After disaster, waiting is one of the hardest parts

Also, a May nor'easter -- wtf.

We’ve flipped from May to March in the northeast U.S. but it’s offering a needed (if short) break for many storm-battered regions.

Weather Watch

May nor’easter. Low pressure will strengthen off the Northeast coast Thursday, before passing close to Cape Cod tonight, then shifting to Down East Maine on Friday. Coastal flood and wind advisories are in effect for much of the New England coast, where wind gusts of 35 to 50 mph are forecast. Rainfall totals of 1 to 3 inches are also anticipated from New York City to Boston and beyond.

I made a radar loop of the outbreak sequences just concluded. It will be the first billion-dollar disaster since Trump tried to cancel them.

After disaster, waiting is one of the hardest parts

More than 100 tornadoes will end up being recorded from the attack of severe weather that spanned May 14-20. Two consecutive dips in the jet stream created daily outbreaks across the eastern two thirds of the country, leaving few locations entirely untouched by severe weather.

Preliminary tracks from May 14-20. Note the EF4 tornado in KY among others is not yet in dataset.

It has now been confirmed that at least two violent (EF4+) tornadoes struck on May 16. They were both EF4s — one in southern Illinois and the other that devastated locations nearby London, Kentucky. At least 34 strong tornadoes of EF2+ have been tallied and surveys are ongoing.

Violent tornadoes kill a majority of those impacted by twisters, despite making up about 1 percent of events. Historically speaking, about 60 percent of EF4 tornadoes kill, while about 90 percent of EF5s do so. Tornadoes rated a 4 make up the most deaths overall at 40 percent, as they are a good deal more common than 5s, a handful occurring most years.

In other words, it is more of an anomaly when such a powerful tornado is confirmed, and deaths do not occur. Nighttime compounds the threat significantly.

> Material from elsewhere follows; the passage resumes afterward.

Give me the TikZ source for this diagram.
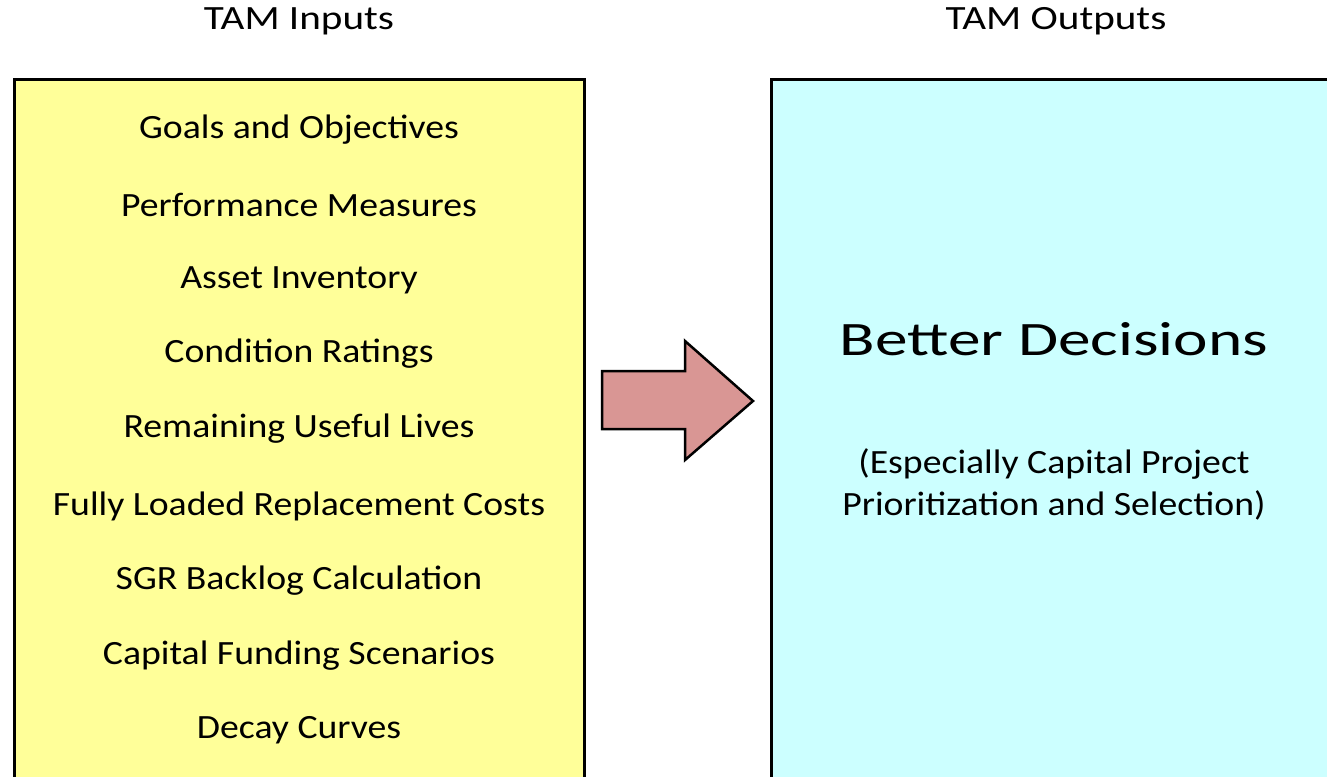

As the full picture emerges, some of the early storylines are of increasingly less value to the conversation. At the heart was an idea that the warnings could have been better.

It is correct that the NWS office in Jackson is severely understaffed and needed to scramble to crew the overnight shift when tornadoes were in the forecast for Kentucky. This is the fault of Trump administration cuts but somehow did not significantly impact the crisis response of those involved.

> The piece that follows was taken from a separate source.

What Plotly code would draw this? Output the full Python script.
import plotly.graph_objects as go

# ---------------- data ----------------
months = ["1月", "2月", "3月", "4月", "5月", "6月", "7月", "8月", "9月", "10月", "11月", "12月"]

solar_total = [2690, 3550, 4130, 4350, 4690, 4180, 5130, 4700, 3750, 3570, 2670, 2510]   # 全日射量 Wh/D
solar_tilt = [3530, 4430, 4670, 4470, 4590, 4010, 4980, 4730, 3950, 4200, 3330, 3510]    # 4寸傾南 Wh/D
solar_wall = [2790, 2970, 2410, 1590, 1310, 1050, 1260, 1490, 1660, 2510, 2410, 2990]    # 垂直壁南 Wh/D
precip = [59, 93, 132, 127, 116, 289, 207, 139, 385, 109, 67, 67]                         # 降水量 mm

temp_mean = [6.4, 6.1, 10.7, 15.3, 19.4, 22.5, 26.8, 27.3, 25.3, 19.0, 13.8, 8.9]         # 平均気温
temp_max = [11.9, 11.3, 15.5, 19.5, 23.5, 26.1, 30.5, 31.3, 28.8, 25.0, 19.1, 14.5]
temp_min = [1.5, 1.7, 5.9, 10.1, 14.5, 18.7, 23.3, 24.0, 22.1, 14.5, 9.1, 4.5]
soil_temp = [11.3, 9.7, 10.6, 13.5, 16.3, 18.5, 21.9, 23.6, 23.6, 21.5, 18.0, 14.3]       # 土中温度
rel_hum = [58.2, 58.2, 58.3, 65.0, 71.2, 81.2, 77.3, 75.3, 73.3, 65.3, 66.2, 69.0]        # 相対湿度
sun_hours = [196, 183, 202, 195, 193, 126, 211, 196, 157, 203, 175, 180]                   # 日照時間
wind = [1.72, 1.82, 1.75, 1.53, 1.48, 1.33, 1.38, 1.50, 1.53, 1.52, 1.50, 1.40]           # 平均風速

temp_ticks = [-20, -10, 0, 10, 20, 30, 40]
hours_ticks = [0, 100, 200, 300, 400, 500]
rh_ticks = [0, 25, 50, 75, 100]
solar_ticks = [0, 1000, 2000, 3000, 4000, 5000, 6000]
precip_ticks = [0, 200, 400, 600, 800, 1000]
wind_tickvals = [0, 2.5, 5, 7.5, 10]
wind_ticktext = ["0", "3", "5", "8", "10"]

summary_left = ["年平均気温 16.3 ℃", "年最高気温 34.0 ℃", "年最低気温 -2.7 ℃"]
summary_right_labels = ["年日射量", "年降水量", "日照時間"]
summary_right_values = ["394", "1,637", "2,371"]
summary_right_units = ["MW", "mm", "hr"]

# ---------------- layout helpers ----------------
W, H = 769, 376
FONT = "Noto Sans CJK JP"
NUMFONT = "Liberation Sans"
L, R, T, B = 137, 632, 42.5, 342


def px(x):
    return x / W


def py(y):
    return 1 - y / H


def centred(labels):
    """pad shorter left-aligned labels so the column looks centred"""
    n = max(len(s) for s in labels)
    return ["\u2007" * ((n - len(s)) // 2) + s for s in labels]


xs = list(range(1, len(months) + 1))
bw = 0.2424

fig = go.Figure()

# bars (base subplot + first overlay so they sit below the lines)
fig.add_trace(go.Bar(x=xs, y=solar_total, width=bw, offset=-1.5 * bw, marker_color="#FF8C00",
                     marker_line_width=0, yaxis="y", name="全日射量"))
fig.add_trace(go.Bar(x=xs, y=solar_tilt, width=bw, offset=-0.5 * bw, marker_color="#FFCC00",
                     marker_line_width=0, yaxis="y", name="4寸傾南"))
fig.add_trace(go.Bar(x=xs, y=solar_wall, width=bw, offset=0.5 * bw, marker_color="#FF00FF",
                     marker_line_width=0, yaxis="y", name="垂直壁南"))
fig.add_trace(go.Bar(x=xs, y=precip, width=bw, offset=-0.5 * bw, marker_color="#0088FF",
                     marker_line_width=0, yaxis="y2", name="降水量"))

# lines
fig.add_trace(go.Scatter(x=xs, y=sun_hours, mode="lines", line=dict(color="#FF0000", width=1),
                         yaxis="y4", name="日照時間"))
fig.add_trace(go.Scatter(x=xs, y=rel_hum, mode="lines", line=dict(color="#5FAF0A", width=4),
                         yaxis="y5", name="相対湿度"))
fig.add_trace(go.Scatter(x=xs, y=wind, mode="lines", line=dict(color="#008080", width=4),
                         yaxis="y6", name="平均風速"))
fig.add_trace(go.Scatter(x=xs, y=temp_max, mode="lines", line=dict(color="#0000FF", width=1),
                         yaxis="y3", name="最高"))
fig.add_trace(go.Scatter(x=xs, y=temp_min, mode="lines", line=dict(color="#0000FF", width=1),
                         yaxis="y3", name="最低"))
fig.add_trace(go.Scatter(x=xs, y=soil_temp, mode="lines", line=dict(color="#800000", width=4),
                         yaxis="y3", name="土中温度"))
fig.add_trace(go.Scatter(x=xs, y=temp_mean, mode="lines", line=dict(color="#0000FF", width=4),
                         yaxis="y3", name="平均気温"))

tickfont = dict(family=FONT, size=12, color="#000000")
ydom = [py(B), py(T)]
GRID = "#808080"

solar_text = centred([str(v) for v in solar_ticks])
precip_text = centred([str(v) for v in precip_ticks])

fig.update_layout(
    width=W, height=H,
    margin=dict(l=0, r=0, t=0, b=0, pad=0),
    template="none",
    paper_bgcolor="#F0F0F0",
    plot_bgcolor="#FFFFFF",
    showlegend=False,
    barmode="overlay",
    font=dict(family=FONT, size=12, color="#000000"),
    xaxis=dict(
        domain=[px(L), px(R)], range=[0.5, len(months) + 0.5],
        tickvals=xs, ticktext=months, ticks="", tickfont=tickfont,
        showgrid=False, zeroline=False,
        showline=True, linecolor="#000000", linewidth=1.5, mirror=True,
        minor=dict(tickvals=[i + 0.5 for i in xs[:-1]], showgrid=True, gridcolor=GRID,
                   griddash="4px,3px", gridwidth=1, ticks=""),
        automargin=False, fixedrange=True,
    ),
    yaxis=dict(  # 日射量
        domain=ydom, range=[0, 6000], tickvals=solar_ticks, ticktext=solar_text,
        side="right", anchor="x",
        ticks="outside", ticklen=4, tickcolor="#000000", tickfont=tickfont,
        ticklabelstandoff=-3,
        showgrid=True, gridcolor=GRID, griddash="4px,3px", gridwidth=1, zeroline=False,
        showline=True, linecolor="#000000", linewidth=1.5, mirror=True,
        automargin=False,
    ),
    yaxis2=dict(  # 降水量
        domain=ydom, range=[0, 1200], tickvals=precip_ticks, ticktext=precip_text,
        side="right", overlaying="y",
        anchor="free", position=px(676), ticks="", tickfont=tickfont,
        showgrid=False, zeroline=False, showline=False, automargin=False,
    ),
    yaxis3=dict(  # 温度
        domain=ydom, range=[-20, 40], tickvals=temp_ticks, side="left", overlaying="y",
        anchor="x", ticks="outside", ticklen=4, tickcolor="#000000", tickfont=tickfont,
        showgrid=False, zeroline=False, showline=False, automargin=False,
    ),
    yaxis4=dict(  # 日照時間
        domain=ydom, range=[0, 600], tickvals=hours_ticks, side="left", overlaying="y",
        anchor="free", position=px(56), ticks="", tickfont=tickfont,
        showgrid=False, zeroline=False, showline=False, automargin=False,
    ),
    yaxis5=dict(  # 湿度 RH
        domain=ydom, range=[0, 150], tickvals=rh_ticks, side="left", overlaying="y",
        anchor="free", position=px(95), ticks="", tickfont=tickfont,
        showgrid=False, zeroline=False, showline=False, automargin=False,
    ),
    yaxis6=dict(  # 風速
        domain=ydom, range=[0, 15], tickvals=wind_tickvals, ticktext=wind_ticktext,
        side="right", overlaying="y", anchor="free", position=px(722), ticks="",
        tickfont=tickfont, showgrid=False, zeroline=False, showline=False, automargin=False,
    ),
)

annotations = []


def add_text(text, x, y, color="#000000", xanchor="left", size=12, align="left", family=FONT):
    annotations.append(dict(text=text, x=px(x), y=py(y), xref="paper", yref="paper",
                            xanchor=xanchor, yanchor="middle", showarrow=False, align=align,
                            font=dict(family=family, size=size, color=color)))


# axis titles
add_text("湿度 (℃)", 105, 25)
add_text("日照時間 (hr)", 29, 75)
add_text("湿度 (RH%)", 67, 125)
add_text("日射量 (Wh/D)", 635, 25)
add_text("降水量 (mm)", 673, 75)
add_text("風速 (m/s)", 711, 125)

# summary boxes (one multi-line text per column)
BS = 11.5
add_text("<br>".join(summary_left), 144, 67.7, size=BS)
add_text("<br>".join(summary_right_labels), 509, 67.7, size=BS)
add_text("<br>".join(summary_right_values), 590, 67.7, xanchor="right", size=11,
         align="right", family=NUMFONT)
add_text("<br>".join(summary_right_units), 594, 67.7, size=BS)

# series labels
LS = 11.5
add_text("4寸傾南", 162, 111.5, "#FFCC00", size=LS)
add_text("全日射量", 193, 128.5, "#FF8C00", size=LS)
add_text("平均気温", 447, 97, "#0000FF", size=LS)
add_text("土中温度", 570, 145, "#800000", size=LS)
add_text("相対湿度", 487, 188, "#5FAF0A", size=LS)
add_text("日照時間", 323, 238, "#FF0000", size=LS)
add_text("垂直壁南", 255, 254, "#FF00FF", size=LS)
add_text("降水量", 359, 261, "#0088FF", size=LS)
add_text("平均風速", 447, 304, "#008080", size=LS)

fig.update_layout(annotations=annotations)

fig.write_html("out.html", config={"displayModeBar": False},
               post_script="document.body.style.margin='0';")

With lead times of 28-40 minutes in Somerset and London, warnings were better than average. It could partly be that the supercell involved had trekked about 500 miles from southern Missouri at that point.

But it was a violent tornado that careened into hundreds of houses and other structures along its path, only occasionally visible in the nighttime sky among flashes of lightning.

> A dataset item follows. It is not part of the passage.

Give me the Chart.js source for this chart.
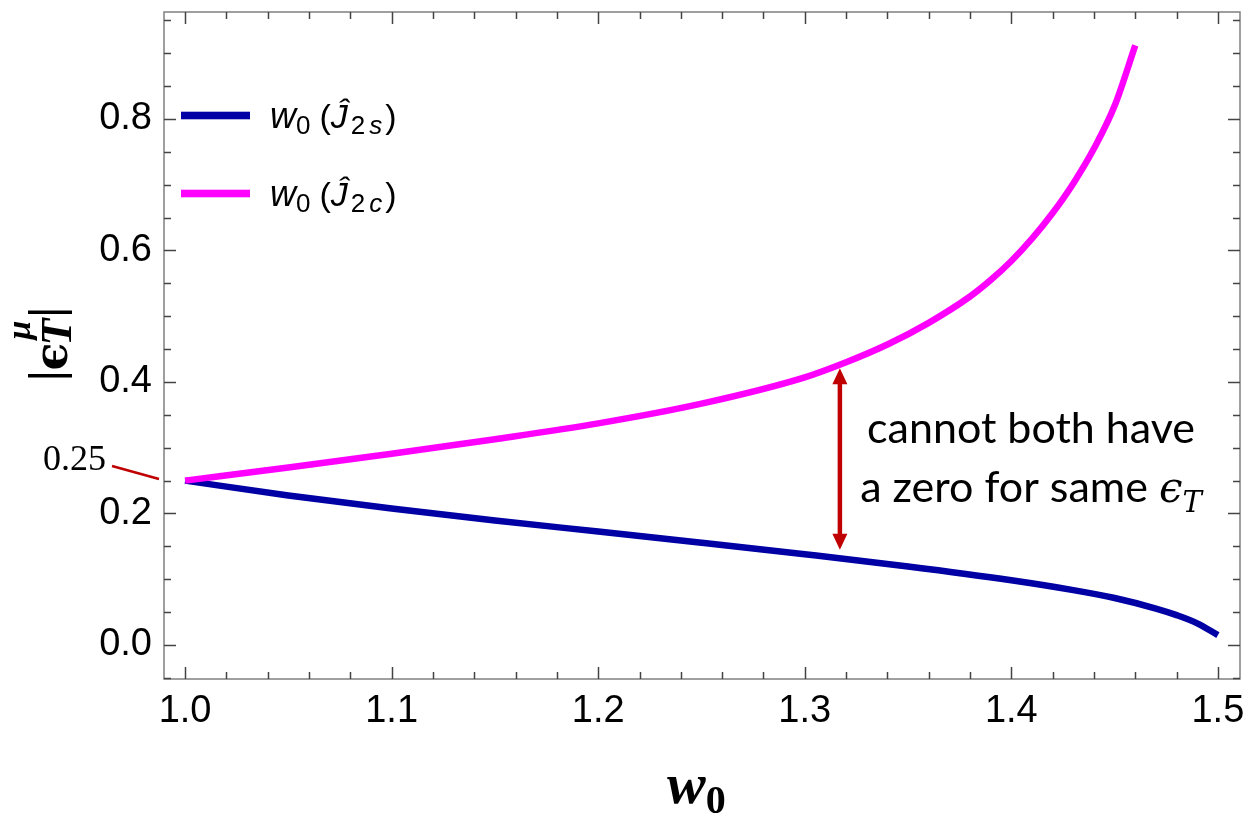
<!DOCTYPE html>
<html>
<head>
<meta charset="utf-8">
<script src="https://cdn.jsdelivr.net/npm/chart.js@4.4.1/dist/chart.umd.min.js"></script>
<style>
  html, body { margin: 0; padding: 0; background: #fff; }
  #wrap { width: 1258px; height: 822px; position: relative; }
</style>
</head>
<body>
<div id="wrap"><canvas id="plot"></canvas></div>
<script>
// curve: w0 (J2s)
const xJ2s = [1.0, 1.05, 1.1, 1.15, 1.2, 1.25, 1.3, 1.35, 1.4, 1.43, 1.45, 1.47, 1.48, 1.49, 1.5];
const yJ2s = [0.250, 0.2275, 0.2075, 0.1895, 0.1725, 0.1555, 0.138, 0.1195, 0.0985, 0.0835, 0.0715, 0.0555, 0.0455, 0.033, 0.015];
// w0 (J2c)
const xJ2c = [1.0, 1.05, 1.1, 1.15, 1.2, 1.25, 1.3, 1.32, 1.34, 1.36, 1.38, 1.39, 1.40, 1.41, 1.42, 1.43, 1.44, 1.45, 1.46];
const yJ2c = [0.250, 0.270, 0.291, 0.313, 0.337, 0.367, 0.407, 0.430, 0.457, 0.490, 0.530, 0.555, 0.584, 0.618, 0.657, 0.702, 0.755, 0.820, 0.912];

const xTicks = [1.0, 1.1, 1.2, 1.3, 1.4, 1.5];
const yTicks = [0.0, 0.2, 0.4, 0.6, 0.8];

// arrow marking the gap between the two curves
const arrowX = 1.317;
const arrowTop = 0.421;
const arrowBottom = 0.145;

const RED = '#c00000';

function toPoints(xs, ys) {
  return xs.map((v, i) => ({ x: v, y: ys[i] }));
}

// draw a run of text pieces one after another
function drawRun(ctx, x, y, pieces) {
  pieces.forEach(p => {
    x += p.gap || 0;
    ctx.font = p.font;
    ctx.fillText(p.t, x, y + (p.dy || 0));
    x += ctx.measureText(p.t).width;
  });
  return x;
}
function runWidth(ctx, pieces) {
  let w = 0;
  pieces.forEach(p => { ctx.font = p.font; w += (p.gap || 0) + ctx.measureText(p.t).width; });
  return w;
}

// Mathematica style frame with ticks pointing inwards
const framePlugin = {
  id: 'frame',
  beforeDatasetsDraw(chart) {
    const { ctx, chartArea: a, scales: { x, y } } = chart;
    ctx.save();
    ctx.strokeStyle = '#808080';
    ctx.lineWidth = 1.5;
    ctx.strokeRect(a.left, a.top, a.right - a.left, a.bottom - a.top);

    ctx.strokeStyle = '#444';
    ctx.lineWidth = 1.5;
    ctx.beginPath();
    for (let i = 0; i <= 25; i++) {
      const px = Math.round(x.getPixelForValue(1 + i * 0.02)) + 0.5;
      const len = i % 5 === 0 ? 12 : 7;
      ctx.moveTo(px, a.bottom); ctx.lineTo(px, a.bottom - len);
      ctx.moveTo(px, a.top); ctx.lineTo(px, a.top + len);
    }
    for (let i = -1; i <= 19; i++) {
      const py = Math.round(y.getPixelForValue(i * 0.05)) + 0.5;
      const len = i % 4 === 0 ? 12 : 7;
      ctx.moveTo(a.left, py); ctx.lineTo(a.left + len, py);
      ctx.moveTo(a.right, py); ctx.lineTo(a.right - len, py);
    }
    ctx.stroke();
    ctx.restore();
  }
};

const notesPlugin = {
  id: 'notes',
  afterDatasetsDraw(chart) {
    const { ctx, scales: { x, y } } = chart;
    ctx.save();
    ctx.textBaseline = 'alphabetic';
    ctx.textAlign = 'left';
    ctx.fillStyle = '#000';

    // legend
    const legend = [
      { color: '#0000a4', sub: 's', py: 115.5 },
      { color: '#ff00ff', sub: 'c', py: 193.5 }
    ];
    legend.forEach(item => {
      ctx.fillStyle = item.color;
      ctx.fillRect(181, item.py - 3.8, 69, 7.6);
      ctx.fillStyle = '#000';
      drawRun(ctx, 270, item.py + 12, [
        { t: 'w', font: 'italic 36px "Liberation Sans"' },
        { t: '0', font: '26px "Liberation Sans"', dy: 6 },
        { t: '(', font: '34px "Liberation Sans"', gap: 9 },
        { t: '\u0134', font: 'italic 34px "Liberation Sans"' },
        { t: '2', font: '26px "Liberation Sans"', dy: 6, gap: 3 },
        { t: item.sub, font: 'italic 26px "Liberation Sans"', dy: 6, gap: 4 },
        { t: ')', font: '34px "Liberation Sans"', gap: 3 }
      ]);
    });

    // double arrow
    const ax = x.getPixelForValue(arrowX);
    const at = y.getPixelForValue(arrowTop);
    const ab = y.getPixelForValue(arrowBottom);
    ctx.strokeStyle = RED;
    ctx.fillStyle = RED;
    ctx.lineWidth = 4.5;
    ctx.beginPath();
    ctx.moveTo(ax, at + 14); ctx.lineTo(ax, ab - 14);
    ctx.stroke();
    ctx.beginPath();
    ctx.moveTo(ax, at); ctx.lineTo(ax - 7.5, at + 16); ctx.lineTo(ax + 7.5, at + 16); ctx.closePath();
    ctx.moveTo(ax, ab); ctx.lineTo(ax - 7.5, ab - 16); ctx.lineTo(ax + 7.5, ab - 16); ctx.closePath();
    ctx.fill();

    // annotation text
    ctx.fillStyle = '#000';
    const line1 = [{ t: 'cannot both have', font: '43px Lato' }];
    drawRun(ctx, 1031 - runWidth(ctx, line1) / 2, 443, line1);
    const line2 = [
      { t: 'a zero for same ', font: '43px Lato' },
      { t: '\u03f5', font: 'italic 42px "DejaVu Serif"' },
      { t: 'T', font: 'italic 29px "DejaVu Serif"', dy: 10 }
    ];
    drawRun(ctx, 1031 - runWidth(ctx, line2) / 2, 502, line2);

    // 0.25 marker at the left edge
    ctx.font = '36px "Liberation Serif"';
    ctx.textAlign = 'right';
    ctx.fillText('0.25', 106, 470);
    ctx.textAlign = 'left';
    ctx.strokeStyle = RED;
    ctx.lineWidth = 2.5;
    ctx.beginPath();
    ctx.moveTo(112, 466); ctx.lineTo(159, 479);
    ctx.stroke();

    // x axis title: w0
    drawRun(ctx, 667, 803, [
      { t: 'w', font: 'italic bold 58px "Liberation Serif"' },
      { t: '0', font: 'bold 40px "Liberation Serif"', dy: 10 }
    ]);

    // y axis title: |eps_T^mu|, rotated
    ctx.save();
    ctx.translate(0, 381);
    ctx.rotate(-Math.PI / 2);
    ctx.font = 'bold 48px "Liberation Serif"';
    ctx.fillText('|', 0, 62);
    let lx = ctx.measureText('|').width;
    ctx.font = 'bold 46px "DejaVu Serif"';
    ctx.fillText('\u03f5', lx, 67);
    lx += ctx.measureText('\u03f5').width;
    ctx.font = 'italic bold 44px "Liberation Serif"';
    ctx.fillText('T', lx - 3, 71);
    const tw = ctx.measureText('T').width;
    ctx.font = 'italic bold 34px "Liberation Serif"';
    ctx.fillText('\u03bc', lx + 3, 30);
    lx += tw - 2;
    ctx.font = 'bold 48px "Liberation Serif"';
    ctx.fillText('|', lx, 62);
    ctx.restore();

    ctx.restore();
  }
};

new Chart(document.getElementById('plot'), {
  type: 'scatter',
  data: {
    datasets: [
      {
        label: 'w0 (J2c)',
        data: toPoints(xJ2c, yJ2c),
        showLine: true,
        borderColor: '#ff00ff',
        borderWidth: 6.5,
        pointRadius: 0,
        cubicInterpolationMode: 'monotone',
        order: 0
      },
      {
        label: 'w0 (J2s)',
        data: toPoints(xJ2s, yJ2s),
        showLine: true,
        borderColor: '#0000a4',
        borderWidth: 6.5,
        pointRadius: 0,
        cubicInterpolationMode: 'monotone',
        order: 1
      }
    ]
  },
  options: {
    responsive: true,
    maintainAspectRatio: false,
    animation: false,
    layout: { padding: { left: 0, right: 18, top: 12, bottom: 0 } },
    plugins: {
      legend: { display: false },
      tooltip: { enabled: false }
    },
    scales: {
      x: {
        type: 'linear',
        min: 0.9898,
        max: 1.5107,
        grid: { display: false, drawTicks: false },
        border: { display: false },
        afterBuildTicks: s => { s.ticks = xTicks.map(v => ({ value: v })); },
        afterFit: s => { s.height = 143; s.paddingLeft = 0; s.paddingRight = 0; },
        ticks: {
          padding: 10,
          color: '#000',
          maxRotation: 0,
          autoSkip: false,
          font: { family: '"Liberation Sans", Arial, sans-serif', size: 38 },
          callback: v => v.toFixed(1)
        }
      },
      y: {
        type: 'linear',
        min: -0.0517,
        max: 0.9627,
        grid: { display: false, drawTicks: false },
        border: { display: false },
        afterBuildTicks: s => { s.ticks = yTicks.map(v => ({ value: v })); },
        afterFit: s => { s.width = 164; s.paddingTop = 0; s.paddingBottom = 0; },
        ticks: {
          padding: 12,
          color: '#000',
          autoSkip: false,
          font: { family: '"Liberation Sans", Arial, sans-serif', size: 38 },
          callback: v => v.toFixed(1)
        }
      }
    }
  },
  plugins: [framePlugin, notesPlugin]
});
</script>
</body>
</html>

With the tornado striking near midnight, people were in bed. While strong tornadoes happen in the region, a nighttime EF4 is exceptionally rare there. Those killed are very much skewed to the elderly who may not have had time to react despite the good warnings.

Tornado near London with prominent debris ball. Warnings are turned off on this display, but a Particularly Dangerous Situation tornado warning was in effect.

There are many factors involved in the events that are nearly impossible to fully understand in the immediate aftermath.

The full process is a lot more involved than looking at opposing colors on a radar screen and later confirming major damage. But we live in an immediate aftermath world, now more than ever as instantaneous video is shot across the globe at the shift of a thumb.

I always think back to Hurricane Katrina and horrific reports of beaches full of bodies after the storm. It did end up quite horrible, but largely in a different way as New Orleans flooded, and too many people died in their homes after the winds stopped blowing. It was as bad as it gets on the coast further east, but the initial reports were never confirmed.

The fog of war is thick after a big, deadly weather event. Waiting for facts on the ground can be among the hardest parts. This is especially so among those not directly involved.

Now a number of days removed from the worst of the outbreaks, a key truism from the week is that the cuts to the Weather Service are absurd and will damage lives, property and commerce.

Perhaps since seeds of today’s NWS were planted in the war department, there is still apparently something of a warrior ethos among those in the warning seat. Unfortunately, the longer we operate in the current mode, the more it will turn into captains going down with their ships.

These committed public servants aren’t looking for praise, just a job well done and a feeling like they accomplished the critical mission they were given. The current world where NWS is attacked unnecessarily and often in an underinformed manner, treated like villains, and left to swim in a pool of lowered morale cannot be sustained forever.

Despite living in D.C. for nearly 20 years now, I have never considered myself anything close to an activist. While I’ll do my best to keep my mind right in the process, it’s hard not to turn into one for this cause.